For the off-axis gabbroic samples in the Red Sea, crystallization pressures have been determined using the methods of Nimis et al. (1999), which gives values of 2.8 ± 0.12 kbar and 3.0 ± 0.26 kbar (Ligi et al., 2018). Using the same methods, typical values for temperature input (Soesoo, 1997), comparable petrographic assemblages from the SWIR (Ozava et al., 1991) and the calibration for tholeiitic series. Pressure estimations after Putirka et al. (1996) calculations fall in the same range with pressures from 1.0 to 5.0 kbar, though most data points fall between 2.0 and 4.1 kbar. In both cases, the calculations only work for the core compositions, not for the rims that are far out of equilibrium with a nominal coexisting fluid. However, both barometer models are calibrated based on extrusive samples rather than gabbroic rocks and require equilibrium conditions, which is not entirely the case. Therefore, these methods provide only first-order information on the depth. Thus, while the crystallization pressures are likely lower than for the off-axis samples, the absolute values may be off. Assuming an oceanic crustal thickness of 5–10 km (Rihm et al., 1991), these crystallization pressures would indicate mid-lower crustal to mantle depths. However, the comparably evolved nature of samples from the Atlantis Bank, SWIR occura in depths of >400 m below the seafloor (Boulanger, 2020) and thus imply a crystallization of the Red Sea gabbro fragments in a shallow magma reservoir—consistent with the estimated depth of the sill intrusion. Considering the constraints from the geochemistry and the comparisons with gabbros from other slow-spreading ridges, the barometer calculations’ uncertainty, and the models’ limitations for these types of disequilibrium plutonic rocks, it is likely that the pressure calculations are overestimated. We therefore conclude that these gabbros likely occurred within the upper part of the oceanic crust. The coordination of aluminum in the clinopyroxene (Figure 6F), a pressure-sensitive proxy, supports the samples to be ‘regular’ oceanic gabbros, forming in a low-pressure environment.

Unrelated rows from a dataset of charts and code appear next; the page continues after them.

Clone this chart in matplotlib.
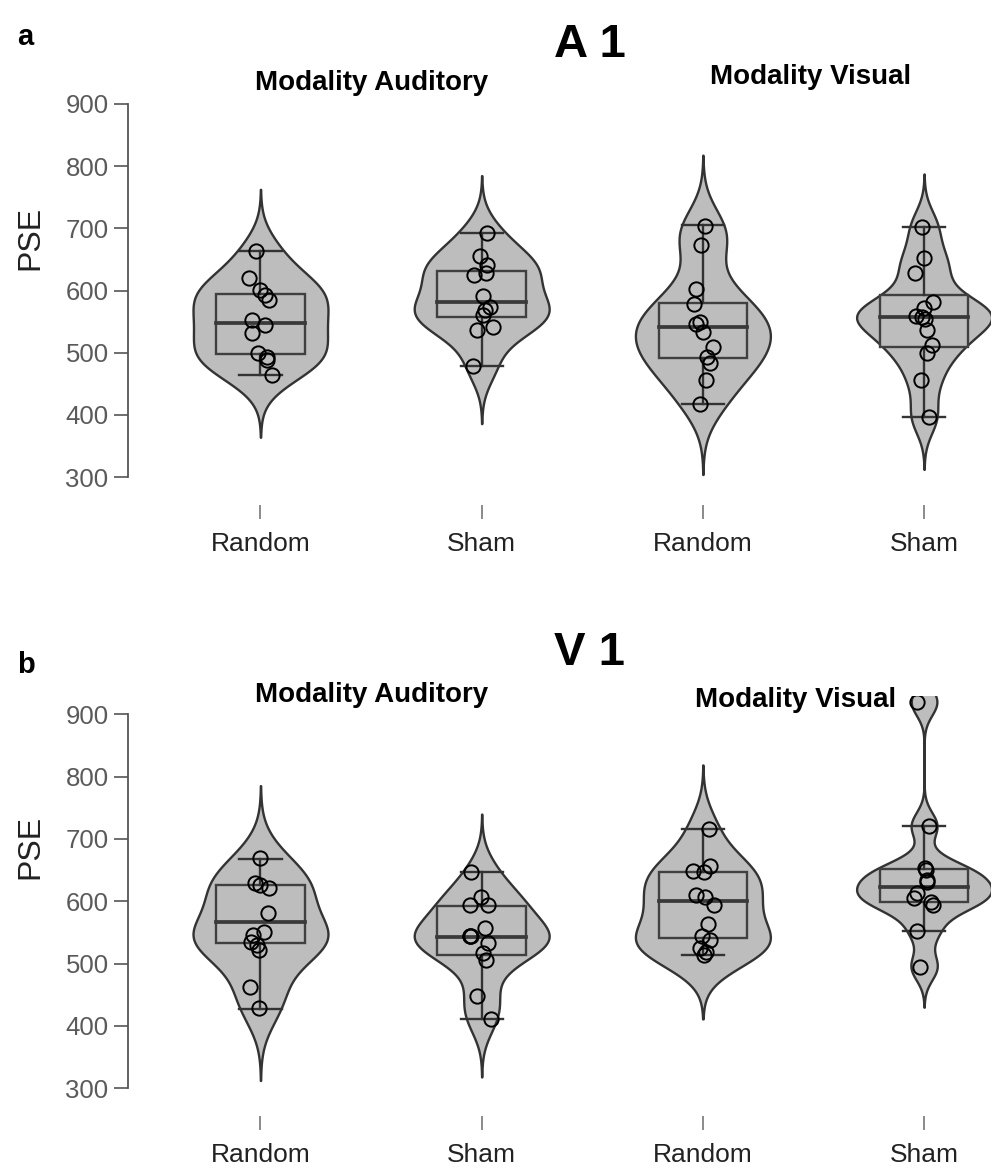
import matplotlib
matplotlib.use("Agg")
import matplotlib.pyplot as plt
from matplotlib.patches import Rectangle
import numpy as np

plt.rcParams['font.family'] = ['Liberation Sans', 'DejaVu Sans']

W, H = 993, 1169

conditions = ["Random", "Sham", "Random", "Sham"]
modalities = ["Modality Auditory", "Modality Visual"]

# PSE values -- panel a (A 1)
a_aud_random = [663, 620, 601, 593, 585, 553, 545, 532, 499, 494, 488, 464]
a_aud_sham = [692, 656, 641, 629, 625, 592, 574, 569, 561, 542, 537, 479]
a_vis_random = [704, 673, 602, 578, 550, 546, 534, 510, 494, 483, 456, 418]
a_vis_sham = [703, 652, 628, 582, 572, 559, 558, 555, 537, 512, 499, 456, 397]

# panel b (V 1)
b_aud_random = [670, 629, 626, 621, 581, 551, 546, 535, 530, 522, 463, 428]
b_aud_sham = [647, 607, 594, 594, 557, 544, 544, 545, 533, 517, 506, 448, 411]
b_vis_random = [716, 657, 649, 647, 610, 607, 594, 564, 544, 538, 525, 518, 514]
b_vis_sham = [920, 721, 653, 650, 634, 631, 613, 606, 599, 594, 553, 495]

# horizontal jitter of the points (category units), as seen in the figure
a_aud_random_jit = [-0.02, -0.05, 0.0, 0.02, 0.04, -0.04, 0.02, -0.04, -0.01, 0.03, 0.03, 0.05]
a_aud_sham_jit = [0.026, -0.008, 0.026, 0.02, -0.035, 0.005, 0.038, 0.015, 0.008, 0.053, -0.02, -0.038]
a_vis_random_jit = [0.008, -0.008, -0.033, -0.038, -0.012, -0.033, 0.0, 0.045, 0.018, 0.03, 0.012, -0.015]
a_vis_sham_jit = [-0.008, 0.0, -0.041, 0.041, 0.0, -0.035, -0.011, 0.005, 0.015, 0.038, 0.015, -0.015, 0.023]
b_aud_random_jit = [0.0, -0.023, 0.0, 0.038, 0.033, 0.015, -0.033, -0.042, -0.015, -0.008, -0.048, -0.008]
b_aud_sham_jit = [-0.05, -0.005, -0.053, 0.03, 0.015, -0.053, -0.05, -0.051, 0.03, 0.005, 0.02, -0.02, 0.04]
b_vis_random_jit = [0.026, 0.03, -0.045, 0.003, -0.03, 0.011, 0.048, 0.021, -0.005, 0.033, -0.012, 0.015, 0.003]
b_vis_sham_jit = [-0.03, 0.024, 0.005, 0.009, 0.015, 0.012, -0.03, -0.045, 0.03, 0.042, -0.03, -0.018]

# box stats: q1, median, q3, lower whisker, upper whisker
a_box = [[498, 548.5, 594.5, 464, 663],
         [557, 582, 632, 479, 692],
         [491, 541, 580, 418, 705],
         [510, 558, 593, 397, 703]]
b_box = [[533.5, 567, 626, 427, 668],
         [514, 543, 593, 411, 647.5],
         [541.6, 600.7, 647.5, 514, 716],
         [599.4, 622.4, 651, 553, 721]]

VIOLIN_FILL = '#bdbdbd'
DARK = '#333333'


def nrd0(x):
    x = np.asarray(x, float)
    q75, q25 = np.percentile(x, [75, 25])
    lo = min(x.std(ddof=1), (q75 - q25) / 1.34)
    return 0.9 * lo * len(x) ** -0.2


def draw_violin(ax, pos, vals, half=0.305):
    vals = np.asarray(vals, float)
    bw = nrd0(vals)
    y = np.linspace(vals.min() - 3 * bw, vals.max() + 3 * bw, 512)
    d = np.exp(-0.5 * ((y[:, None] - vals[None, :]) / bw) ** 2).sum(axis=1)
    d = d / d.max() * half
    ax.fill_betweenx(y, pos - d, pos + d, facecolor=VIOLIN_FILL,
                     edgecolor=DARK, linewidth=1.7, zorder=1)


def draw_box(ax, pos, stats, bw=0.40, cap=0.19):
    q1, med, q3, lo, hi = stats
    ax.add_patch(Rectangle((pos - bw / 2, q1), bw, q3 - q1, facecolor=VIOLIN_FILL,
                           edgecolor='#404040', linewidth=1.7, zorder=2))
    ax.plot([pos - bw / 2, pos + bw / 2], [med, med], color='#3a3a3a', lw=2.7, zorder=3)
    ax.plot([pos, pos], [lo, q1], color=DARK, lw=1.7, zorder=2)
    ax.plot([pos, pos], [q3, hi], color=DARK, lw=1.7, zorder=2)
    ax.plot([pos - cap / 2, pos + cap / 2], [lo, lo], color=DARK, lw=1.7, zorder=2)
    ax.plot([pos - cap / 2, pos + cap / 2], [hi, hi], color=DARK, lw=1.7, zorder=2)


def px_axes(fig, left, top, right, bottom):
    return fig.add_axes([left / W, 1 - bottom / H, (right - left) / W, (bottom - top) / H])


def panel(fig, top, bottom, groups, jitters, boxes):
    ax = px_axes(fig, 128, top, 990, bottom)
    for i, (vals, jit, st) in enumerate(zip(groups, jitters, boxes)):
        draw_violin(ax, i, vals)
        draw_box(ax, i, st)
        ax.plot(i + np.asarray(jit), vals, 'o', mfc='none', mec='black',
                ms=10.3, mew=1.4, zorder=4)
    ax.set_xlim(-0.599, 3.298)
    ax.set_ylim(255, 930)
    for s in ['top', 'right', 'bottom']:
        ax.spines[s].set_visible(False)
    ax.spines['left'].set_bounds(300, 900)
    ax.spines['left'].set_color('#555555')
    ax.spines['left'].set_linewidth(1.3)
    ax.set_yticks(range(300, 901, 100))
    ax.set_xticks(range(4))
    ax.set_xticklabels(conditions)
    ax.tick_params(axis='y', length=10, width=1.2, color='#555555',
                   labelsize=18.5, labelcolor='#5a5a5a', pad=4)
    ax.tick_params(axis='x', length=10, width=1.2, color='#777777',
                   labelsize=19, labelcolor='#222222', pad=9)
    ax.patch.set_alpha(0)
    return ax


def ftext(x, y, s, **kw):
    fig.text(x / W, 1 - y / H, s, **kw)


fig = plt.figure(figsize=(W / 100, H / 100), dpi=100)

panel(fig, 85.3, 505.2,
      [a_aud_random, a_aud_sham, a_vis_random, a_vis_sham],
      [a_aud_random_jit, a_aud_sham_jit, a_vis_random_jit, a_vis_sham_jit], a_box)
panel(fig, 695.6, 1116.3,
      [b_aud_random, b_aud_sham, b_vis_random, b_vis_sham],
      [b_aud_random_jit, b_aud_sham_jit, b_vis_random_jit, b_vis_sham_jit], b_box)

# panel letters, titles, facet labels, y labels
ftext(17, 45, 'a', fontsize=21, fontweight='bold', va='baseline')
ftext(17, 673, 'b', fontsize=21, fontweight='bold', va='baseline')
ftext(590, 57, 'A 1', fontsize=34, fontweight='bold', ha='center', va='baseline')
ftext(590, 665, 'V 1', fontsize=34, fontweight='bold', ha='center', va='baseline')

ftext(372, 90, modalities[0], fontsize=20, fontweight='bold', ha='center', va='baseline')
ftext(811, 84, modalities[1], fontsize=20, fontweight='bold', ha='center', va='baseline')
ftext(372, 702, modalities[0], fontsize=20, fontweight='bold', ha='center', va='baseline')
ftext(796, 707, modalities[1], fontsize=20, fontweight='bold', ha='center', va='baseline')

ftext(30, 238, 'PSE', fontsize=23, rotation=90, ha='center', va='center', color='#222222')
ftext(30, 847, 'PSE', fontsize=23, rotation=90, ha='center', va='center', color='#222222')

fig.savefig('out.png', dpi=100)
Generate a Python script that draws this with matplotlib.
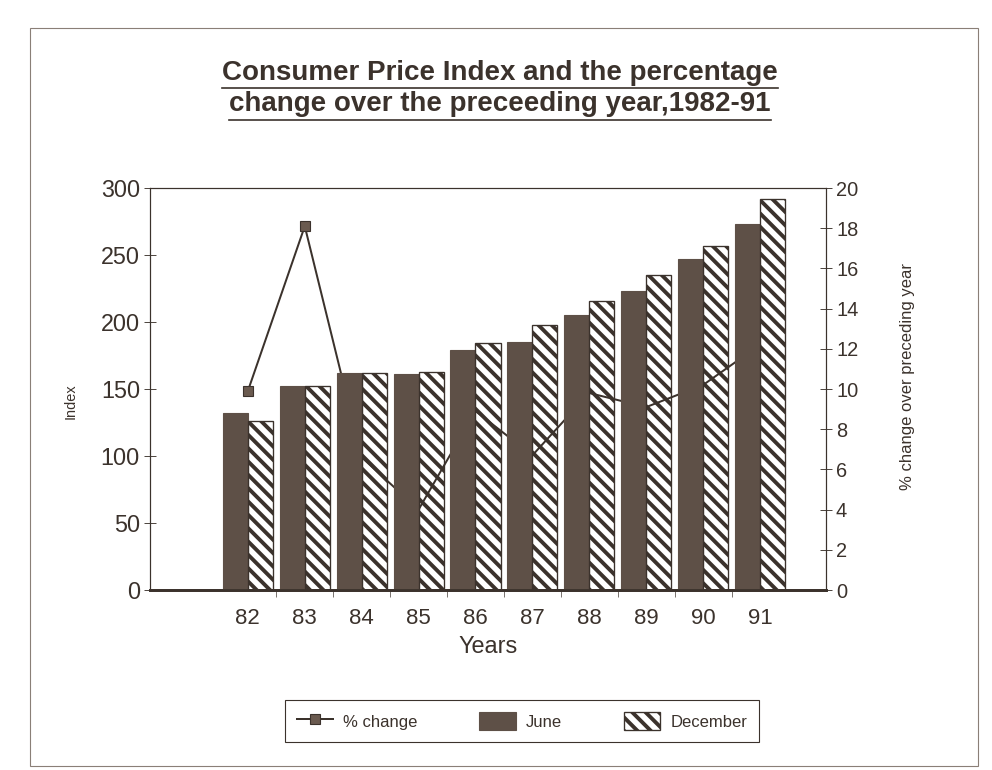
import numpy as np
import matplotlib
matplotlib.use('Agg')
import matplotlib.pyplot as plt
from matplotlib.lines import Line2D
from matplotlib.patches import Rectangle

# data
years = ['82', '83', '84', '85', '86', '87', '88', '89', '90', '91']
june = [132, 152, 162, 161, 179, 185, 205, 223, 247, 273]
december = [126, 152, 162, 163, 184, 198, 216, 235, 257, 292]
pct_change = [9.9, 18.1, 6.6, 4.0, 8.9, 6.7, 9.8, 9.1, 10.2, 12.2]

ink = '#3b322c'
bar_col = '#5e5047'

plt.rcParams['font.family'] = ['Liberation Sans', 'DejaVu Sans']
plt.rcParams['hatch.linewidth'] = 3.5
plt.rcParams['text.color'] = ink
plt.rcParams['axes.labelcolor'] = ink
plt.rcParams['xtick.color'] = ink
plt.rcParams['ytick.color'] = ink
plt.rcParams['axes.edgecolor'] = ink

W, H = 992, 770
fig = plt.figure(figsize=(W / 80, H / 80), dpi=80)
fig.patch.set_facecolor('white')

# outer chart border
fig.add_artist(Rectangle((30 / W, 1 - 766 / H), 948 / W, 738 / H, transform=fig.transFigure,
                         fill=False, edgecolor='#8a7f77', lw=1))

ax = fig.add_axes([150 / W, 1 - 590 / H, 676 / W, 402 / H])
ax2 = ax.twinx()
ax.set_zorder(ax2.get_zorder() + 1)
ax.patch.set_visible(False)

x = np.arange(len(years))
line, = ax2.plot(x, pct_change, color=ink, lw=1.8, marker='s', ms=9, markevery=[0, 1],
                 mfc='#6a5a4f', mec=ink, label='% change')
b1 = ax.bar(x - 0.22, june, 0.44, color=bar_col, edgecolor=bar_col, label='June')
b2 = ax.bar(x + 0.22, december, 0.44, facecolor='none', edgecolor=ink,
            hatch='\\\\', lw=1.2, label='December')

ax.set_xlim(-1.72, 10.16)
ax.set_ylim(0, 300)
ax2.set_ylim(0, 20)

ax.set_xticks(x, years, fontsize=20)
ax.set_xticks(x[:-1] + 0.5, minor=True)
ax.tick_params(axis='x', which='major', length=0, pad=16)
ax.tick_params(axis='x', which='minor', length=6, direction='out')
ax.set_yticks(np.arange(0, 301, 50))
ax.tick_params(axis='y', labelsize=21, direction='inout', length=10, pad=4)
ax2.set_yticks(np.arange(0, 21, 2))
ax2.tick_params(axis='y', labelsize=18, direction='inout', length=10, pad=4)

for a in (ax, ax2):
    for s in a.spines.values():
        s.set_linewidth(1)
        s.set_color(ink)
    a.spines['bottom'].set_linewidth(2.5)

ax.set_xlabel('Years', fontsize=21, labelpad=6)
ax.set_ylabel('Index', fontsize=13)
ax.yaxis.set_label_coords(-0.107, 0.47)
ax2.set_ylabel('% change over preceding year', fontsize=15, rotation=90)
ax2.yaxis.set_label_coords(1.109, 0.53)

fig.legend(handles=[line, b1, b2], labels=['% change', 'June', 'December'],
           loc='center', bbox_to_anchor=(522 / W, 1 - 721 / H), ncol=3,
           frameon=True, fancybox=False, edgecolor=ink, framealpha=1,
           fontsize=15, handlelength=2.2, handleheight=1.3, handletextpad=0.6,
           columnspacing=3.7, borderpad=0.7)

# underlined two-line title
t1 = fig.text(0.504, 1 - 80 / H, 'Consumer Price Index and the percentage',
              ha='center', va='baseline', fontsize=25, fontweight='bold')
t2 = fig.text(0.504, 1 - 111 / H, 'change over the preceeding year,1982-91',
              ha='center', va='baseline', fontsize=25, fontweight='bold')
fig.canvas.draw()
r = fig.canvas.get_renderer()
for t, yy in ((t1, 88), (t2, 120)):
    bb = t.get_window_extent(r)
    fig.add_artist(Line2D([bb.x0 / W, bb.x1 / W], [1 - yy / H, 1 - yy / H],
                          transform=fig.transFigure, color=ink, lw=1.5))

fig.savefig('out.png', dpi=80)
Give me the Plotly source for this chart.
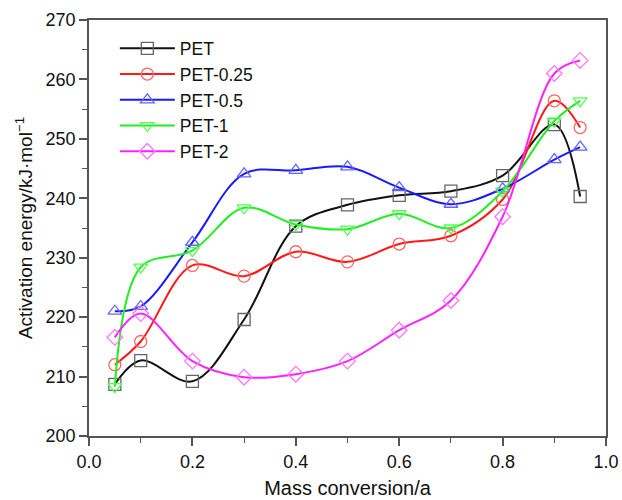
import plotly.graph_objects as go

conversion = [0.05, 0.1, 0.2, 0.3, 0.4, 0.5, 0.6, 0.7, 0.8, 0.9, 0.95]

series_names = ["PET", "PET-0.25", "PET-0.5", "PET-1", "PET-2"]
pet = [208.7, 212.7, 209.2, 219.6, 235.3, 238.9, 240.5, 241.2, 243.8, 252.4, 240.3]
pet_025 = [212.0, 215.9, 228.7, 226.9, 231.0, 229.3, 232.3, 233.7, 239.8, 256.4, 251.9]
pet_05 = [221.0, 221.8, 232.6, 244.1, 244.7, 245.3, 241.8, 239.0, 241.6, 246.5, 248.6]
pet_1 = [208.3, 228.4, 231.2, 238.4, 235.6, 234.8, 237.4, 235.0, 241.2, 253.0, 256.4]
pet_2 = [216.6, 220.6, 212.6, 209.9, 210.4, 212.6, 217.8, 222.8, 236.9, 261.0, 263.2]

values = [pet, pet_025, pet_05, pet_1, pet_2]
line_colors = ["#111111", "#ff1a1a", "#1a1aff", "#22ee22", "#ff22ff"]
marker_colors = ["#666666", "#ff6666", "#6666ff", "#55ff55", "#ff77ff"]
symbols = ["square-open", "circle-open", "triangle-up-open", "triangle-down-open", "diamond-open"]

FONT = "Liberation Sans, Arial, Helvetica, sans-serif"

fig = go.Figure()
for name, ys, lc, mc, sym in zip(series_names, values, line_colors, marker_colors, symbols):
    fig.add_trace(go.Scatter(
        x=conversion, y=ys, name=name, mode="lines+markers",
        line=dict(color=lc, width=2, shape="spline", smoothing=1.0),
        marker=dict(symbol=sym, size=12, color=mc, line=dict(color=mc, width=1.3)),
    ))

axis_common = dict(
    showgrid=False, zeroline=False, showline=True, linecolor="#555555", linewidth=1.8,
    mirror=True, ticks="outside", ticklen=8, tickwidth=1.6, tickcolor="#555555",
    tickfont=dict(family=FONT, size=18, color="#111111"), automargin=False,
)

fig.update_xaxes(
    range=[0, 1.0], dtick=0.2, tickformat=".1f",
    title=dict(text="Mass conversion/a", font=dict(family=FONT, size=20, color="#111111"), standoff=10),
    minor=dict(ticks="outside", dtick=0.1, ticklen=5, tickcolor="#555555", tickwidth=1.4),
    **axis_common,
)
fig.update_yaxes(
    range=[200, 270], dtick=10,
    title=dict(text="Activation energy/kJ·mol<sup>−1</sup>", font=dict(family=FONT, size=19, color="#111111"), standoff=8),
    minor=dict(ticks="outside", dtick=5, ticklen=5, tickcolor="#555555", tickwidth=1.4),
    **axis_common,
)

fig.update_layout(
    width=622, height=500,
    margin=dict(l=89, r=16, t=20, b=64),
    paper_bgcolor="white", plot_bgcolor="white",
    legend=dict(x=0.05, y=0.975, xanchor="left", yanchor="top", bgcolor="rgba(0,0,0,0)",
                font=dict(family=FONT, size=17.5, color="#111111"),
                itemwidth=55, tracegroupgap=0),
    showlegend=True,
)

fig.write_html("out.html")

Based on their distance from the rift axis, spreading velocities, and geobarometric estimations, Zabargad (8–9 kbar) gabbros were interpreted as being formed by underplating and gabbros from Brothers Islands (2.5–3.5 kbar) as shallow intrusions into a progressively thinned continental crust (Bonatti and Seyler, 1987; Ligi et al., 2018). The off-axis samples from Brothers Island and the QUSEIR drill hole show a wide range of similarities with our samples in chemistry, all lacking evidence for contamination with continental lithosphere. Pressure calculations for Brothers Island match with our numerical clinopyroxene estimations (Bonatti and Seyler, 1987), but these are affected by the same limitations as we faced. This could be a similar oceanic crustal origin for those samples, which would support studies that argue for a more comprehensive extension of oceanic crust in the central and northern Red Sea (Sultan et al., 1992; Augustin et al., 2021). On the other hand, the Red Sea Rift gabbros show a significantly lower Al^VI proportion than primary clinopyroxene from Zabargad Island. This suggests lower crystallization pressures for the rift axis gabbros and could suggest a transitional stage between oceanic crust and continental rifting.